HALIFAX – Nova Scotia should introduce a carbon tax like British Columbia has done and broaden its harmonized sales tax to cover previously exempt items including children’s clothing, diapers and home energy costs, a review of the province’s tax system says.
The report released Wednesday by former Ontario cabinet minister Laurel Broten also recommends that the proposed tax increases should be offset by lower income and corporate tax rates and a government spending freeze that could amount to $1 billion in savings by 2020.
The study says that at virtually every income level, Nova Scotians pay either the highest or second-highest personal income taxes in Canada. Its corporate tax rates are also among the highest in the country.
As well, it’s unacceptable to think that as the baby boomer generation retires and ages that a significantly smaller, younger population will support bigger budgets for things like health care, the report says.
“The review confirms that the trajectory Nova Scotia is on is unsustainable,” Broten told a new conference.
“Either Nova Scotians can decide to make changes to turn around or we will tumble, without sufficient revenue to pay for the public services we all want to support our quality of life.”
Broten’s study follows a more expansive study of Nova Scotia’s economic trends, which concluded the province was on the verge of a prolonged economic decline unless it embraced major changes.
In the 2013-14 fiscal year, the province’s deficit stood at $679 million and it was carrying a record $14.7 billion in accumulated debt while paying $886 million in annual debt servicing costs.
In her report, Broten said Nova Scotia should follow B.C.’s lead by imposing a carbon tax on environmental pollutants and the goods that produce such pollutants.
“The best advice from around the world … is to tax what you do not like,” she said. “Tax pollution. Tax consumption.”
Since B.C. introduced its carbon tax in 2008, the province has also reduced corporate and income tax rates to among the lowest in Canada while recording economic growth well above the national average.
B.C. taxes emissions of three types of greenhouse gases produced by fossil fuel combustion. The tax varies across fuel types and is largely aimed at reducing emissions by 33 per cent by 2020.
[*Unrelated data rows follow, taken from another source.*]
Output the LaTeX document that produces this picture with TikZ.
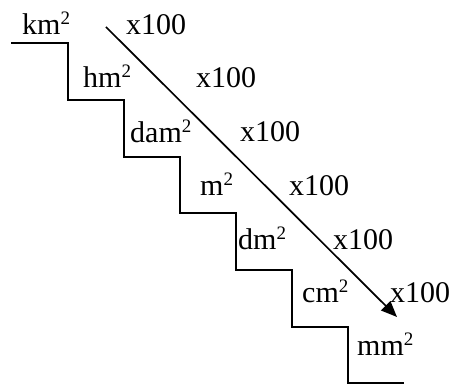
\documentclass[tikz,border=0pt]{standalone}
\usepackage{fontspec}
\setmainfont{Liberation Serif}
\usetikzlibrary{arrows.meta}
\newcommand\sqtwo{\raisebox{10pt}{\fontsize{19}{19}\selectfont 2}}
\begin{document}
\begin{tikzpicture}[x=1pt,y=-1pt,
  lbl/.style={anchor=base west,inner sep=0pt,font=\fontsize{30}{31}\selectfont},
  stair/.style={line width=2pt,line join=miter},
  arr/.style={line width=1.7pt,-{Triangle[length=16pt,width=13pt]}}]
\useasboundingbox (0,0) rectangle (456,387);
\draw[stair] (11,43) -| (68,100) -| (124,157) -| (180,213) -| (236,270) -| (292,327) -| (348,383) -- (404,383);
\node[lbl] (km) at (22,35) {km\sqtwo};
\node[lbl] (hm) at (83,88) {hm\sqtwo};
\node[lbl] (dam) at (130,143) {dam\sqtwo};
\node[lbl] (m) at (200,196) {m\sqtwo};
\node[lbl] (dm) at (238,250) {dm\sqtwo};
\node[lbl] (cm) at (302,303) {cm\sqtwo};
\node[lbl] (mm) at (357,356) {mm\sqtwo};
\node[lbl] (f1) at (126,35) {x100};
\node[lbl] (f2) at (196,88) {x100};
\node[lbl] (f3) at (240,142) {x100};
\node[lbl] (f4) at (289,196) {x100};
\node[lbl] (f5) at (333,250) {x100};
\node[lbl] (f6) at (390,303) {x100};
\coordinate (a0) at (106,27);
\coordinate (a1) at (397,317);
\draw[arr] (a0) -- (a1);
\end{tikzpicture}
\end{document}
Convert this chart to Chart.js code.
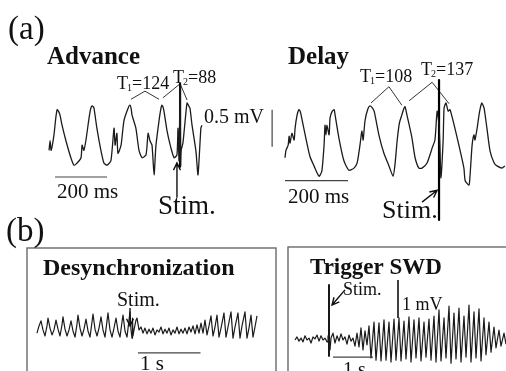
<!DOCTYPE html>
<html><head><meta charset="utf-8">
<script src="https://cdn.jsdelivr.net/npm/chart.js@4"></script>
<style>html,body{margin:0;padding:0;background:#fff;}canvas{display:block;}</style>
</head><body>
<canvas id="c" width="506" height="371"></canvas>
<script>
// ---- (a) Advance trace: time (ms), voltage (mV)
const advT = [4,8,12,23,30,35,40,46,54,69,88,100,112,127,131,138,146,158,164,169,174,177,188,204,215,227,242,254,258,265,269,281,292,308,315,320,323,338,350,362,377,385,392,400,408,415,427,433,438,442,446,458,473,485,496,500,504,508,510,512,519,531,535,540,546,554,569,577,588,592];
const advV = [-0.14,-0.01,-0.14,0.07,0.30,0.41,0.39,0.34,0.20,-0.01,-0.24,-0.34,-0.31,-0.24,-0.07,-0.14,0.0,0.30,0.42,0.46,0.45,0.43,0.16,-0.15,-0.31,-0.34,-0.28,0.16,-0.07,0.09,-0.18,-0.07,0.26,0.43,0.47,0.42,0.34,0.16,-0.14,-0.24,-0.20,0.09,-0.01,-0.07,-0.47,-0.08,0.26,0.40,0.47,0.45,0.39,0.12,-0.11,-0.24,-0.20,0.16,-0.28,0.74,-0.34,-0.14,-0.04,0.39,0.50,0.47,0.43,0.20,-0.15,-0.47,0.16,0.20];
// ---- (a) Delay trace: time (ms), voltage (mV)
const delT = [0,3,10,13,16,22,29,32,38,44,48,51,64,79,92,108,117,124,127,130,133,140,143,150,156,159,171,187,203,219,229,238,244,248,254,263,270,276,283,298,314,330,343,349,356,362,365,371,376,381,387,403,413,425,435,451,467,476,483,489,492,495,502,505,511,518,524,537,552,568,572,584,587,594,600,603,610,616,621,625,632,641,651,664,673,689,698];
const delV = [-0.24,-0.14,-0.07,0.05,-0.04,0.09,0,0.16,0.33,0.41,0.39,0.34,0.07,-0.22,-0.35,-0.49,-0.42,-0.07,0.20,0.07,0.20,0.07,0.30,0.39,0.41,0.34,0.03,-0.28,-0.41,-0.38,-0.31,-0.07,0.12,0,0.26,0.42,0.46,0.44,0.39,0.07,-0.18,-0.35,-0.49,-0.34,-0.01,0.20,0.26,0.34,0.41,0.45,0.34,0.03,-0.24,-0.38,-0.38,-0.31,-0.11,0,0.39,0.20,-0.11,-0.51,-0.01,0.43,0.50,0.39,0.41,0.20,-0.07,-0.38,-0.55,-0.61,-0.51,-0.07,0.07,0,0.16,0.34,0.45,0.50,0.43,0.16,-0.15,-0.31,-0.35,-0.38,-0.35];
// ---- (b) Desynchronization trace: time (ms), voltage (mV)
const desT = [0,32,64,96,128,160,176,208,240,272,304,336,368,400,416,448,480,512,544,576,608,640,656,688,720,752,784,816,848,880,896,928,960,992,1024,1056,1088,1120,1136,1168,1200,1232,1264,1296,1328,1360,1376,1408,1440,1472,1488,1504,1520,1528,1536,1552,1584,1600,1632,1664,1696,1728,1760,1792,1824,1856,1888,1920,1952,1984,2016,2048,2080,2112,2144,2176,2208,2240,2272,2304,2336,2368,2400,2432,2464,2496,2528,2560,2592,2624,2656,2688,2720,2752,2784,2816,2848,2880,2912,2944,2992,3024,3056,3104,3136,3168,3216,3248,3280,3328,3360,3392,3424,3456,3488,3520];
const desV = [-0.17,0.03,0.17,-0.08,-0.25,0.03,0.25,-0.03,-0.22,-0.08,0.19,-0.06,-0.25,0.06,0.28,-0.06,-0.25,-0.08,0.17,-0.11,-0.28,0.08,0.33,-0.03,-0.25,-0.06,0.22,-0.11,-0.28,0.14,0.36,-0.06,-0.25,-0.03,0.28,-0.08,-0.28,0.17,0.39,-0.08,-0.28,-0.03,0.25,-0.11,-0.28,0.14,0.33,-0.11,-0.28,0.19,0.42,-0.08,-0.31,0.25,-0.25,-0.08,0.19,0.25,-0.08,0,-0.17,-0.03,-0.19,-0.06,-0.17,-0.03,-0.22,-0.08,-0.14,0,-0.19,-0.06,-0.17,-0.03,-0.22,-0.08,-0.17,0,-0.19,-0.06,-0.17,-0.03,-0.19,0,-0.14,0.03,-0.19,0.06,-0.17,0.11,-0.17,0.19,-0.22,0.03,0.31,-0.25,0,0.33,-0.28,-0.03,0.39,-0.28,0,0.42,-0.31,0,0.39,-0.31,0.03,0.42,-0.31,-0.03,0.33,-0.28,0,0.31];
// ---- (b) Trigger SWD trace: time (s), voltage (mV)
const trgT = [0,.05,.1,.15,.2,.25,.3,.35,.4,.45,.5,.55,.6,.65,.7,.75,.8,.825,.875,.9,.95,1.0,1.05,1.1,1.15,1.2,1.25,1.3,1.35,1.4,1.45,1.5,1.55,1.6,1.65,1.7,1.75,1.8,1.85,1.9,1.975,2.025,2.1,2.15,2.225,2.275,2.35,2.4,2.475,2.525,2.6,2.65,2.725,2.775,2.85,2.9,2.975,3.025,3.1,3.15,3.225,3.275,3.35,3.4,3.475,3.525,3.6,3.65,3.725,3.775,3.85,3.9,3.975,4.025,4.1,4.15,4.225,4.275,4.35,4.4,4.475,4.525,4.6,4.65,4.725,4.775,4.85,4.9,4.975,5.025,5.1,5.15,5.225,5.275];
const trgV = [0,.08,-.03,.05,-.05,.11,0,.05,-.08,.08,.03,.13,-.03,.11,0,.05,-.05,.11,-.26,.05,.18,-.08,.11,-.03,.16,0,.08,-.11,.13,-.03,.05,-.16,.18,-.18,.32,-.26,.24,-.13,.37,-.47,.47,-.53,.45,-.55,.53,-.53,.47,-.58,.55,-.53,.58,-.55,.50,-.50,.61,-.58,.53,-.47,.58,-.55,.47,-.45,.55,-.53,.63,-.58,.79,-.55,.58,-.47,.89,-.61,.71,-.50,.84,-.58,.63,-.45,.92,-.58,.74,-.47,.82,-.55,.58,-.39,.47,-.32,.34,-.21,.26,-.16,.18,-.11];

// ---- stimulus markers, peak brackets, scale bars (data units)
const advStimT = 508, advStimV = [0.76, -0.36];
const delStimT = 489, delStimV = [0.81, -1.08];
const trgStimT = 0.85, trgStimV = [1.45, -0.42];
const advT1Br = {t:[319,373,427], v:[0.55,0.66,0.55]};
const advT2Br = {t:[442,508,535], v:[0.57,0.76,0.54]};
const delT1Br = {t:[273,330,371], v:[0.50,0.72,0.47]};
const delT2Br = {t:[394,467,521], v:[0.53,0.78,0.49]};
const advBarMs = [27, 227], advBarMsV = -0.5;
const advBarMvT = 862, advBarMv = [-0.09, 0.41];
const delBarMs = [0, 200], delBarMsV = -0.55;
const desBarS = [1616, 2616], desBarSV = -0.72;
const trgBarS = [0.95, 1.95], trgBarSV = -0.45;
const trgBarMvT = 2.575, trgBarMv = [0.58, 1.58];

const pts = (ts, vs) => ts.map((t, i) => ({x: t, y: vs[i]}));
const INK = '#1b1b1b';
function ds(data, xID, yID, w, color, tension) {
  return {data, xAxisID: xID, yAxisID: yID, borderColor: color || INK, borderWidth: w,
    showLine: true, pointRadius: 0, fill: false, tension: tension || 0, borderJoinStyle: 'round', borderCapStyle: 'butt'};
}
const datasets = [
  ds(pts(advT, advV), 'xA', 'yA', 1.3, INK, 0.2),
  ds(pts(delT, delV), 'xD', 'yA', 1.3, INK, 0.2),
  ds(pts(desT, desV), 'xS', 'yS', 1.2),
  ds(pts(trgT, trgV), 'xT', 'yT', 1.2),
  ds([{x: advStimT, y: advStimV[0]}, {x: advStimT, y: advStimV[1]}], 'xA', 'yA', 2.2, '#000'),
  ds([{x: delStimT, y: delStimV[0]}, {x: delStimT, y: delStimV[1]}], 'xD', 'yA', 2.2, '#000'),
  ds([{x: trgStimT, y: trgStimV[0]}, {x: trgStimT, y: trgStimV[1]}], 'xT', 'yT', 1.8, '#000'),
  ds(pts(advT1Br.t, advT1Br.v), 'xA', 'yA', 1, '#333'),
  ds(pts(advT2Br.t, advT2Br.v), 'xA', 'yA', 1, '#333'),
  ds(pts(delT1Br.t, delT1Br.v), 'xD', 'yA', 1, '#333'),
  ds(pts(delT2Br.t, delT2Br.v), 'xD', 'yA', 1, '#333'),
  ds(advBarMs.map(t => ({x: t, y: advBarMsV})), 'xA', 'yA', 1.2, '#444'),
  ds(advBarMv.map(v => ({x: advBarMvT, y: v})), 'xA', 'yA', 1.2, '#444'),
  ds(delBarMs.map(t => ({x: t, y: delBarMsV})), 'xD', 'yA', 1.2, '#444'),
  ds(desBarS.map(t => ({x: t, y: desBarSV})), 'xS', 'yS', 1.2, '#444'),
  ds(trgBarS.map(t => ({x: t, y: trgBarSV})), 'xT', 'yT', 1.2, '#444'),
  ds(trgBarMv.map(v => ({x: trgBarMvT, y: v})), 'xT', 'yT', 1.6, '#111')
];

// arrows (data units): [xScale, yScale, tail, tip]
const arrows = [
  ['xA', 'yA', [496, -0.78], [496, -0.31]],
  ['xD', 'yA', [435, -0.84], [483, -0.68]],
  ['xS', 'yS', [1488, 0.53], [1488, 0.03]],
  ['xT', 'yT', [1.25, 1.32], [0.925, 0.92]]
];

const SERIF = '"Liberation Serif","Times New Roman",serif';
const texts = [
  ['(a)', 8, 39, 33, false],
  ['(b)', 6, 241, 33, false],
  ['Advance', 47, 64, 25, true],
  ['Delay', 288, 64, 25, true],
  ['0.5 mV', 204, 123, 20, false],
  ['200 ms', 57, 198, 21, false],
  ['200 ms', 288, 203, 21, false],
  ['Stim.', 158, 214, 27, false],
  ['Stim.', 382, 218, 26, false],
  ['Desynchronization', 43, 275, 24, true],
  ['Stim.', 117, 306, 20, false],
  ['1 s', 140, 370, 21, false],
  ['Trigger SWD', 310, 274, 23, true],
  ['Stim.', 343, 295, 18, false],
  ['1 mV', 402, 310, 18, false],
  ['1 s', 343, 376, 20, false]
];
const tLabels = [
  ['1', '=124', 117, 89],
  ['2', '=88', 173, 83],
  ['1', '=108', 360, 82],
  ['2', '=137', 421, 75]
];

const deco = {
  id: 'deco',
  beforeDatasetsDraw(chart) {
    const c = chart.ctx;
    c.save();
    c.strokeStyle = '#6a6a6a';
    c.lineWidth = 1.4;
    c.strokeRect(27, 248, 249, 140);
    c.strokeRect(288, 247, 240, 140);
    c.restore();
  },
  afterDatasetsDraw(chart) {
    const c = chart.ctx;
    c.save();
    c.fillStyle = '#111';
    c.textBaseline = 'alphabetic';
    for (const [s, x, y, size, bold] of texts) {
      c.font = (bold ? 'bold ' : '') + size + 'px ' + SERIF;
      c.fillText(s, x, y);
    }
    for (const [sub, rest, x, y] of tLabels) {
      c.font = '18px ' + SERIF;
      c.fillText('T', x, y);
      let w = c.measureText('T').width;
      c.font = '10px ' + SERIF;
      c.fillText(sub, x + w - 1, y + 2);
      const ws = c.measureText(sub).width;
      c.font = '18px ' + SERIF;
      c.fillText(rest, x + w - 1 + ws, y);
    }
    c.strokeStyle = '#111';
    c.lineWidth = 1.4;
    for (const [xs, ys, a, b] of arrows) {
      const X = chart.scales[xs], Y = chart.scales[ys];
      const x0 = X.getPixelForValue(a[0]), y0 = Y.getPixelForValue(a[1]);
      const x1 = X.getPixelForValue(b[0]), y1 = Y.getPixelForValue(b[1]);
      const ang = Math.atan2(y1 - y0, x1 - x0);
      c.beginPath();
      c.moveTo(x0, y0); c.lineTo(x1, y1);
      const L = 8, sp = 0.45;
      c.moveTo(x1 - L * Math.cos(ang - sp), y1 - L * Math.sin(ang - sp));
      c.lineTo(x1, y1);
      c.lineTo(x1 - L * Math.cos(ang + sp), y1 - L * Math.sin(ang + sp));
      c.stroke();
    }
    c.restore();
  }
};

const hid = (axis, min, max) => ({type: 'linear', axis, display: false, min, max});
new Chart(document.getElementById('c'), {
  type: 'scatter',
  data: {datasets},
  options: {
    responsive: false,
    animation: false,
    events: [],
    layout: {padding: 0},
    plugins: {legend: {display: false}, tooltip: {enabled: false}, title: {display: false}},
    scales: {
      xA: hid('x', -184.6, 1761.5),
      xD: hid('x', -904.8, 701.6),
      yA: hid('y', -3.122, 1.892),
      xS: hid('x', -592, 7504),
      yS: hid('y', -1.222, 9.083),
      xT: hid('x', -7.375, 5.275),
      yT: hid('y', -0.816, 8.947)
    }
  },
  plugins: [deco]
});
</script>
</body></html>
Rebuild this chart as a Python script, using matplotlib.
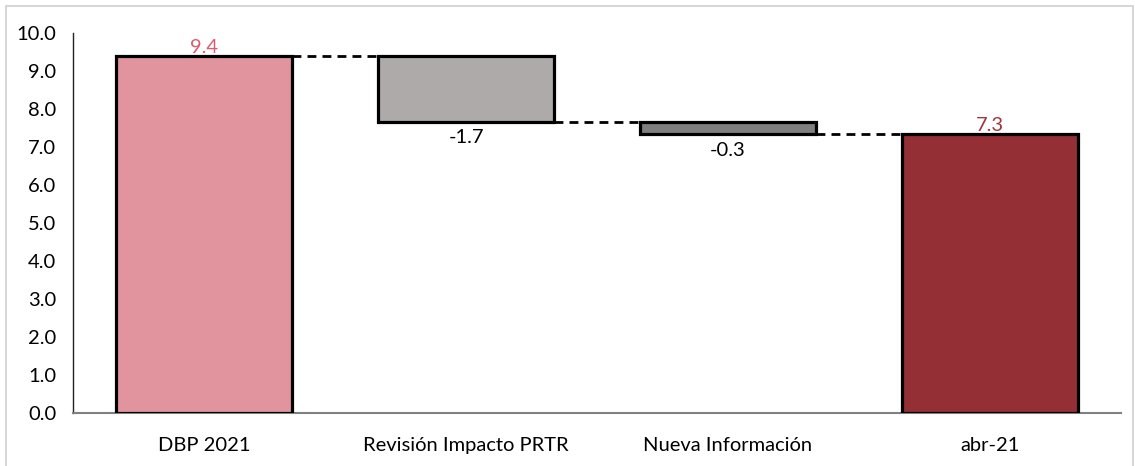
import matplotlib
matplotlib.use("Agg")
import matplotlib.pyplot as plt
from matplotlib.patches import Rectangle

categories = ["DBP 2021", "Revisión Impacto PRTR", "Nueva Información", "abr-21"]
start_value = 9.4
changes = [-1.73, -0.34]
final_value = round(start_value + sum(changes), 2)
ytick_values = [0, 1, 2, 3, 4, 5, 6, 7, 8, 9, 10]

fill_colors = ["#E2949E", "#ADAAA9", "#7F7F7F", "#943035"]
label_colors = ["#D95C70", "#000000", "#000000", "#A0353A"]

plt.rcParams['font.family'] = ['Lato', 'DejaVu Sans']
FS = 14.5

fig = plt.figure(figsize=(11.35, 4.66), dpi=100)
ax = fig.add_axes([73/1135, 1-413/466, (1121-73)/1135, (413-33)/466])

bottoms = [0]
heights = [start_value]
level = start_value
levels = [start_value]
for c in changes:
    bottoms.append(level + c if c < 0 else level)
    heights.append(abs(c))
    level += c
    levels.append(level)
bottoms.append(0)
heights.append(final_value)

x = list(range(len(categories)))
w = 0.67
ax.bar(x, heights, bottom=bottoms, width=w, color=fill_colors,
       edgecolor="black", linewidth=2.3, zorder=3)

for i, lvl in enumerate(levels):
    ax.plot([x[i] + w/2, x[i+1] - w/2], [lvl, lvl], color="black",
            linewidth=2.0, linestyle=(0, (3.2, 2.2)), zorder=2)

ax.text(x[0], start_value + 0.0, f"{start_value:.1f}", ha="center", va="bottom",
        color=label_colors[0], fontsize=FS)
for i, c in enumerate(changes):
    ax.text(x[i+1], levels[i+1] - 0.2, f"{c:.1f}", ha="center", va="top",
            color=label_colors[i+1], fontsize=FS)
ax.text(x[3], final_value + 0.0, f"{final_value:.1f}", ha="center", va="bottom",
        color=label_colors[3], fontsize=FS)

ax.set_xlim(-0.5, 3.5)
ax.set_ylim(0, 10)
ax.set_yticks(ytick_values)
ax.set_yticklabels([f"{v:.1f}" for v in ytick_values], fontsize=FS)
ax.set_xticks(x)
ax.set_xticklabels(categories, fontsize=FS)
ax.tick_params(axis="both", length=0)
ax.tick_params(axis="y", pad=12)
ax.tick_params(axis="x", pad=17)
for s in ["top", "right"]:
    ax.spines[s].set_visible(False)
ax.spines["left"].set_color("#222222")
ax.spines["left"].set_linewidth(1.0)
ax.spines["bottom"].set_color("#808080")
ax.spines["bottom"].set_linewidth(1.5)

fig.patches.append(Rectangle((6/1135, -0.05), (1133-6)/1135, 1.05 - 6/466,
                             transform=fig.transFigure, fill=False,
                             edgecolor="#D0D0D0", linewidth=1.2))

fig.savefig("out.png", dpi=100)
Broten’s report says a carbon tax would generate $229 million in revenue by 2020. She says corporate and income tax cuts would cost the provincial treasury around $274 million, though that doesn’t include other proposals she says would generate revenue.
Broten said the carbon tax should not be applied to electricity costs until Nova Scotia Power, the province’s privately owned utility, reached its 40 per cent renewable energy target in 2020.
Finance Minister Diana Whalen said she is reviewing Broten’s 42 recommendations and declined to comment on the carbon tax proposal.
“I would love to be in a position to offer tax cuts to businesses and Nova Scotians, but given the financial position we’re in, we can’t just lower taxes without some kind of trade-off, without cutting somewhere else.”
The Opposition Progressive Conservatives urged the government to reject Broten’s report, describing a carbon tax as a job-killer.
“The report tells (Nova Scotians) that their taxes should go up, they should pay more in HST and electricity rates should be even higher, and it says nothing about job creation,” Tory Leader Jamie Baillie said. “Reject it. Start over.”
Baillie also criticized proposals to eliminate the province’s highest tax bracket and increase the small business tax. He said broadening the application of the HST would also hurt families.
NDP interim leader Maureen MacDonald said the suggested changes to the HST would hurt too many Nova Scotians, particularly those who depend on the home-heating rebate.
“What I see here is a huge tax grab from the average citizen.”
Broten said low-income Nova Scotians would be shielded from a broadened HST through increases to low-income tax credits and improvements to the home heating rebate program.
Valerie Payn, CEO of the Halifax Chamber of Commerce, welcomed the measures on tax reform and she endorsed the move toward a carbon tax.
“It has worked in other jurisdictions, why wouldn’t it work here?”